[START OF PROVIDED MATERIAL]
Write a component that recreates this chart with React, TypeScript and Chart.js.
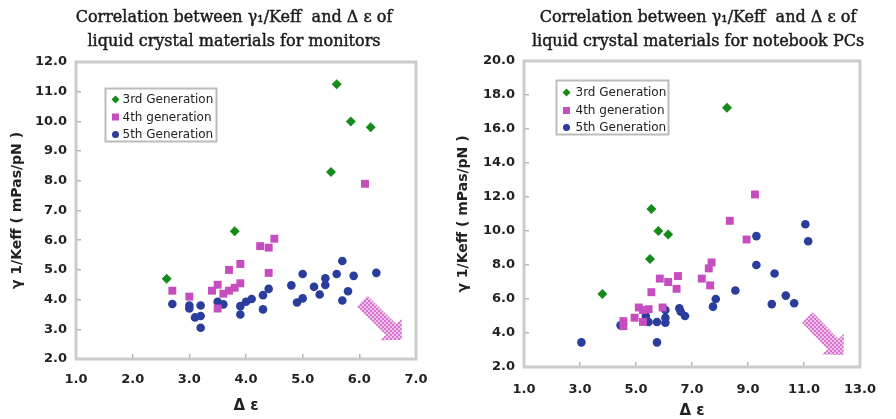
[END OF PROVIDED MATERIAL]
[START OF PROVIDED MATERIAL]
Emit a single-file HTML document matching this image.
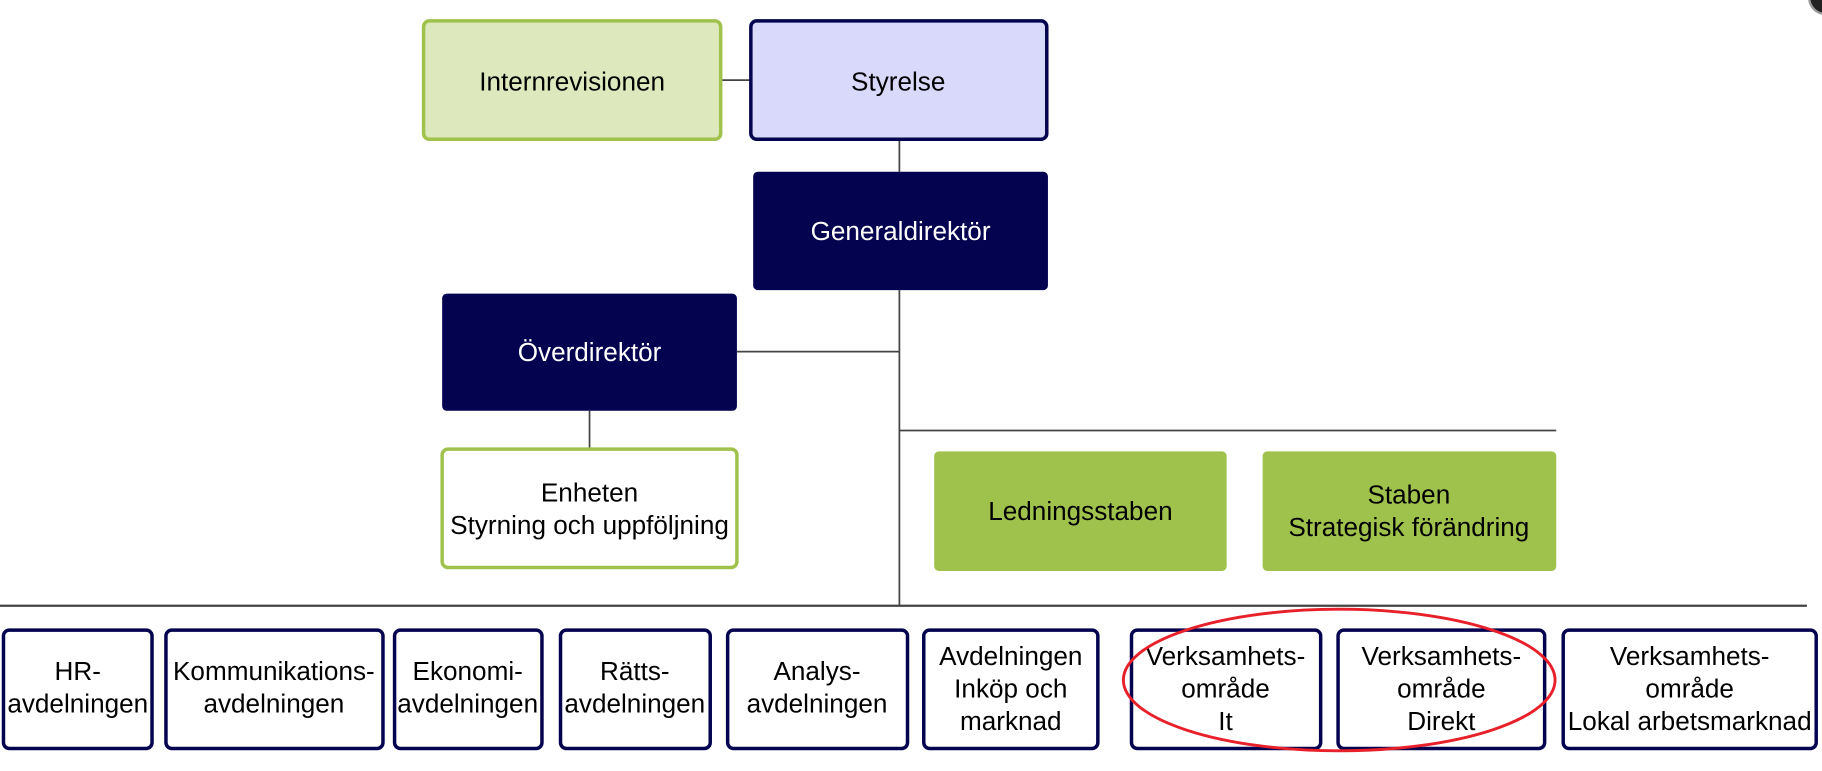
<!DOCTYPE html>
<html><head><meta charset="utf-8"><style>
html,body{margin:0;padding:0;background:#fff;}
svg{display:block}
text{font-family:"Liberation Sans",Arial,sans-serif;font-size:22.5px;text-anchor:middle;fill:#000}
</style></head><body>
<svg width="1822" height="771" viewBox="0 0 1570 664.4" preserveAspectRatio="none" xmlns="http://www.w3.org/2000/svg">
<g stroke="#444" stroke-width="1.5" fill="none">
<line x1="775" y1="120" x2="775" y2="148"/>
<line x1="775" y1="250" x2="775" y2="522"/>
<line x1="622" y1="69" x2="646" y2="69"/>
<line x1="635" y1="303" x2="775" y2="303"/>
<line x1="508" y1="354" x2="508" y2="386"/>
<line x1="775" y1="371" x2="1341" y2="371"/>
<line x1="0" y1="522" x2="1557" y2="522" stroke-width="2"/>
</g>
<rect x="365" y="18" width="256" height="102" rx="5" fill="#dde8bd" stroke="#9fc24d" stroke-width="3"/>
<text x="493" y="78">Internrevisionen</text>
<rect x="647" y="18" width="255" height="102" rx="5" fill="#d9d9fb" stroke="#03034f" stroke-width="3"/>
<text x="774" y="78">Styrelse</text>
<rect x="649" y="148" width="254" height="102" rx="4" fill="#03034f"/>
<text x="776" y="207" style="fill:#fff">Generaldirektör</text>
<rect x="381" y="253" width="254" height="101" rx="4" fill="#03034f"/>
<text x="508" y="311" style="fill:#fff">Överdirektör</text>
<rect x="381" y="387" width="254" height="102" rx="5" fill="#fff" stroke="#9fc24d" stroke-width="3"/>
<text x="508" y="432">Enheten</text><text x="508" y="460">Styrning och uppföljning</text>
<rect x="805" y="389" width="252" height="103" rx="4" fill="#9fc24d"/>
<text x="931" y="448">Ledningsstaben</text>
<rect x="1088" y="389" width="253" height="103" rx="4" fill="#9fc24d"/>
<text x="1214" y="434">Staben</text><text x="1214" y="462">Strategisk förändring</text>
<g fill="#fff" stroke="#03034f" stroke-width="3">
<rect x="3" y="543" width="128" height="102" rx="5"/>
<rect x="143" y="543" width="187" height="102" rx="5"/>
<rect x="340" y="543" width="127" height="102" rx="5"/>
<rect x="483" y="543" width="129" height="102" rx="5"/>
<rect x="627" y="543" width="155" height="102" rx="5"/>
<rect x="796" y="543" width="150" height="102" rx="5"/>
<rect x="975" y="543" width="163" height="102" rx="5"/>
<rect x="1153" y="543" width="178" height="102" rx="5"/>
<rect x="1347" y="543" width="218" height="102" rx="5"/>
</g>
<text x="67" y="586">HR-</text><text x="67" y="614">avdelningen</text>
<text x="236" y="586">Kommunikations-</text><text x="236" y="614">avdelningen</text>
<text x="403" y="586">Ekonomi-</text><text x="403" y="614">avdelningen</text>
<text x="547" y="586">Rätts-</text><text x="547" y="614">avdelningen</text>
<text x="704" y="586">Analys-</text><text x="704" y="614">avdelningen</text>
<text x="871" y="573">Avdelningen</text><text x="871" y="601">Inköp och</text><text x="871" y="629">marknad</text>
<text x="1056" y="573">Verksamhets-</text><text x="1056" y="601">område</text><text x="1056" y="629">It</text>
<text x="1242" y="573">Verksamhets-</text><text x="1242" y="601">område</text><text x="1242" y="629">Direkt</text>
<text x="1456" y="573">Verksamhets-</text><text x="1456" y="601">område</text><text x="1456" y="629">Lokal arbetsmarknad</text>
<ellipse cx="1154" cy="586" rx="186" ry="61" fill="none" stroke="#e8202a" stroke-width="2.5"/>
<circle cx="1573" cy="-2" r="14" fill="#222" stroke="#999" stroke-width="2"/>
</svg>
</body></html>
[END OF PROVIDED MATERIAL]
AIM OF THE EXERCISE:
Copy down every line of the material above that includes the string "this".

TASK SOLUTION:
Write a component that recreates this chart with React, TypeScript and Chart.js.
Emit a single-file HTML document matching this image.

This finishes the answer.